Throughout his career, Alex Katz made friends and acquaintances with many prominent figures. He produced sets and costumes for choreographer Paul Taylor in the 1960s and used many dancers and models as subjects for his portrait work. He collaborated with the likes of Ted Berrigan, Ann Lauterbach, art critic Carter Ratcliff, and Gerard Malanga on several editions of Face of the Poet, and provided the etching illustrations for Gloria by Bill Berkson. In 1962, Harper’s Bazaar included wooden cut-outs by Katz in a four-page summer fashion article. As a result of this, and many more collaborations (including with his son Vincent), Katz made a name for himself in the world of the arts, advertising, fashion, literature, and popular media. Many writers have since conducted interviews with him, and in 1989, a special edition of Parkett was dedicated to him.

On The Market

As well as achieving critical acclaim throughout his career, Alex Katz has also enjoyed considerable commercial success; however, his prices have remained affordable compared to contemporaries such as David Hockney. It was only in 2019 that the artist passed the million dollar mark (when Blue Umbrella I (1972) sold at auction for £3.375 million) to become a blue chip name, a delay that the artist ascribes to his work never ‘fitting in’: “I’m not a Pop artist, and people can’t see my work is realistic, either.” With recent auctions seeing records for Katz being surpassed, demand for his work is finally set to grow. The 400 print editions that Katz has released throughout his career, which include lithography, etching, silkscreen, woodcut, and lino, continue to be an affordable option for collectors looking to acquire an example of Katz’s work.

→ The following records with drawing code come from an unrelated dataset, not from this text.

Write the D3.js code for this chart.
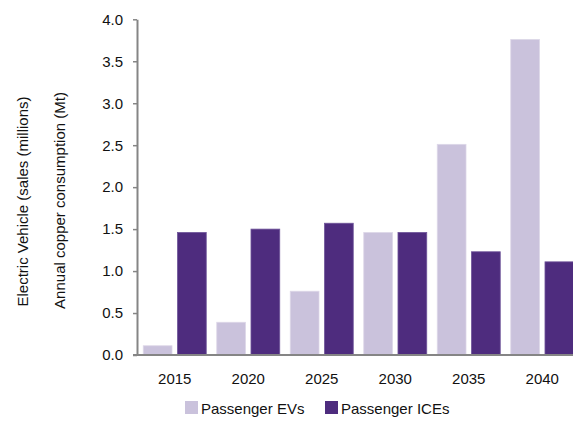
<!DOCTYPE html>
<html>
<head>
<meta charset="utf-8">
<script src="https://cdn.jsdelivr.net/npm/d3@7"></script>
<style>
  html, body { margin: 0; padding: 0; background: #fff; }
  svg { display: block; font-family: "Liberation Sans", Arial, sans-serif; }
</style>
</head>
<body>
<svg id="chart" width="573" height="422"></svg>
<script>
// Years on the category axis
const years = ["2015", "2020", "2025", "2030", "2035", "2040"];
// Series names as shown in the legend
const seriesNames = ["Passenger EVs", "Passenger ICEs"];
// EV sales (millions) per year
const evValues = [0.11, 0.39, 0.76, 1.46, 2.51, 3.76];
// ICE copper consumption (Mt) per year
const iceValues = [1.46, 1.50, 1.57, 1.46, 1.23, 1.11];
// Y tick values
const yTicks = [0, 0.5, 1.0, 1.5, 2.0, 2.5, 3.0, 3.5, 4.0];

const colors = { "Passenger EVs": "#cac2dc", "Passenger ICEs": "#4e2c7e" };
const strokes = { "Passenger EVs": "#ddd7e8", "Passenger ICEs": "#6f559a" };

const svg = d3.select("#chart");

const axisX = 137, baseY = 355, topY = 19.3;

const y = d3.scaleLinear().domain([0, 4]).range([baseY, topY]);
const x0 = d3.scaleBand().domain(years).range([138, 579])
  .paddingInner(0.143).paddingOuter(0.0715);
const x1 = d3.scaleBand().domain(seriesNames).range([0, x0.bandwidth()])
  .paddingInner(0.16);

const rows = years.map((yr, i) => ({
  year: yr,
  vals: [
    { name: seriesNames[0], v: evValues[i] },
    { name: seriesNames[1], v: iceValues[i] }
  ]
}));

// Bars
const groups = svg.append("g").selectAll("g").data(rows).join("g")
  .attr("transform", d => `translate(${x0(d.year)},0)`);
groups.selectAll("rect").data(d => d.vals).join("rect")
  .attr("x", d => x1(d.name))
  .attr("y", d => y(d.v))
  .attr("width", x1.bandwidth())
  .attr("height", d => y(0) - y(d.v))
  .attr("fill", d => colors[d.name])
  .attr("stroke", d => strokes[d.name])
  .attr("stroke-width", 0.8);

// Y axis
const yAxis = d3.axisLeft(y).tickValues(yTicks).tickFormat(d3.format(".1f"))
  .tickSize(4).tickSizeOuter(0).tickPadding(10);
const gy = svg.append("g").attr("transform", `translate(${axisX},0)`).call(yAxis);
gy.select(".domain").attr("stroke", "#858585").attr("stroke-width", 2);
gy.selectAll(".tick line").attr("stroke", "#858585").attr("stroke-width", 1.5);
gy.selectAll(".tick text").attr("fill", "#111").style("font-size", "15px")
  .style("font-family", "'Liberation Sans', Arial, sans-serif");

// X axis (labels only, no tick marks)
const xAxis = d3.axisBottom(x0).tickSize(0).tickPadding(18);
const gx = svg.append("g").attr("transform", `translate(0,${baseY})`).call(xAxis);
gx.select(".domain").remove();
gx.selectAll(".tick text").attr("fill", "#111").style("font-size", "15px")
  .style("font-family", "'Liberation Sans', Arial, sans-serif");
svg.append("line")
  .attr("x1", axisX - 4).attr("x2", 573)
  .attr("y1", baseY).attr("y2", baseY)
  .attr("stroke", "#858585").attr("stroke-width", 2);

// Y axis titles
svg.append("text")
  .attr("transform", "translate(28,201.5) rotate(-90)")
  .attr("text-anchor", "middle")
  .attr("fill", "#111").style("font-size", "15px")
  .text("Electric Vehicle (sales (millions)");
svg.append("text")
  .attr("transform", "translate(65,200.5) rotate(-90)")
  .attr("text-anchor", "middle")
  .attr("fill", "#111").style("font-size", "15px")
  .text("Annual copper consumption (Mt)");

// Legend
const legendX = [185, 325];
const legend = svg.append("g").selectAll("g").data(seriesNames).join("g")
  .attr("transform", (d, i) => `translate(${legendX[i]},401)`);
legend.append("rect").attr("width", 13).attr("height", 13)
  .attr("fill", d => colors[d]);
legend.append("text").attr("x", 16).attr("y", 13)
  .attr("fill", "#111").style("font-size", "15px")
  .text(d => d);
</script>
</body>
</html>
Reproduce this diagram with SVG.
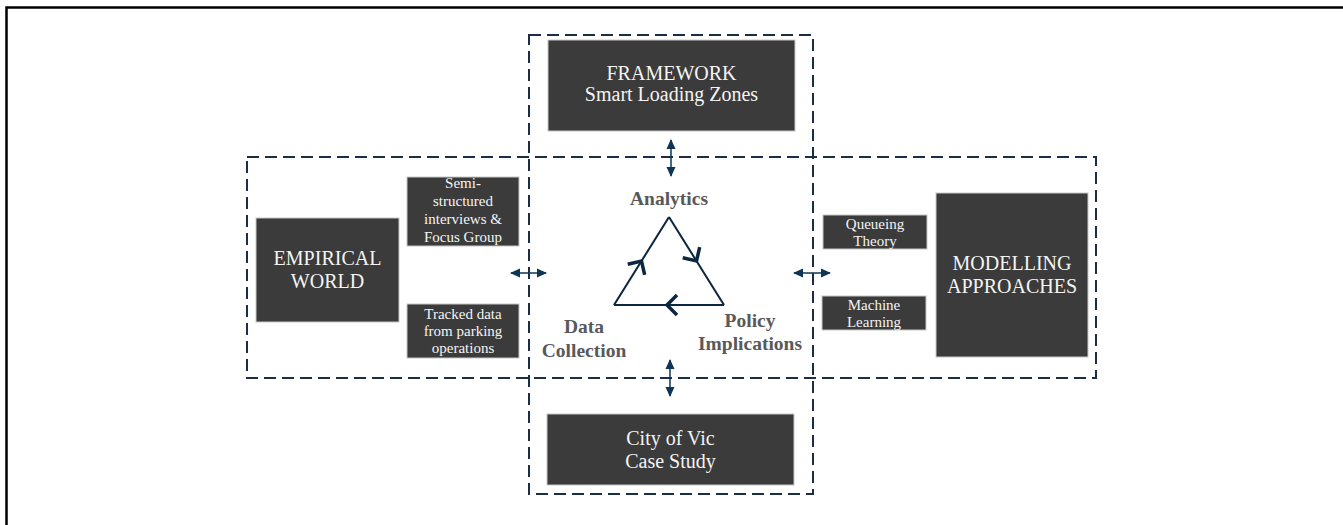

Blue Umbrella 1 by Alex Katz

Image © Phillips / Blue Umbrella I © Alex Katz 1972

1. £3.4M for Alex Katz's Blue Umbrella 1

The first of a set of 2 paintings of the same title, Blue Umbrella is one of Katz’s most important works. It depicts his wife Ada, a subject whom he has depicted over 200 times since their marriage, sheltered by the angled umbrella itself, which frames her despondent gaze. The rain, palette and close composition of the work adds to its sense of intimacy, and one cannot help but question Ada’s elusivity and what could she possibly be thinking?

The most expensive Katz painting to date, this work sold for almost £3,373,000 at Phillips London on the 2nd October 2019. Timeless and mysterious, it captures the essence of Katz’s bold painterly aesthetic and ambiguous yet familiar portrait style.

The Red Band by Alex Katz

Image © Sotheby's / The Red Band © Alex Katz 1978

2. £2.4M for Alex Katz's The Red Band

Once again a portrait of Katz’s wife Ada, The Red Band encapsulates the almost impossible combination of ambiguity and familiarity that has come to define the artist’s work. Bold colours and limited compositional line work show us two profiles of the sitter, not quite reflections, but clearly the same woman, who remains characterised by her distanced, enigmatic expression despite the closely cropped composition here.

Recently sold for £2,439,355 at Sotheby’s New York on October 28th 2020, The Red Band is particularly emblematic of Katz’s unique mode of realism. The ostensible simplicity of his painting draws us in, only to leave us questioning the motives of both painter and sitter. As Donald Kuspit so aptly summarises: “ For all their everydayness, Katz’s figures have a sense of ambient strangeness to them, suggesting the mystery of their inner existence, perhaps even to themselves.”

January 2 by Alex Katz

Image © Sotheby's / January 2 © Alex Katz 1972

3. £1.3M for Alex Katz's January 2

This large scale oil on linen work depicts the face of Katz’s favourite muse - his wife Ada- set against a sharp, graphic portrayal of wintry trees in Central Park. The strange composition of the work makes the figure seem as if she has been inserted in a film reel, or as if the canvas itself has been spliced together - Katz’s sharp, bold line composition taken to the extreme.

Sold for £1,317,162 at Sotheby's New York on 15th November 2019, this painting retains the air of ambiguity so central to Katz’s style, yet also nods to quintessential American iconography, namely the greys of Central Park and New York.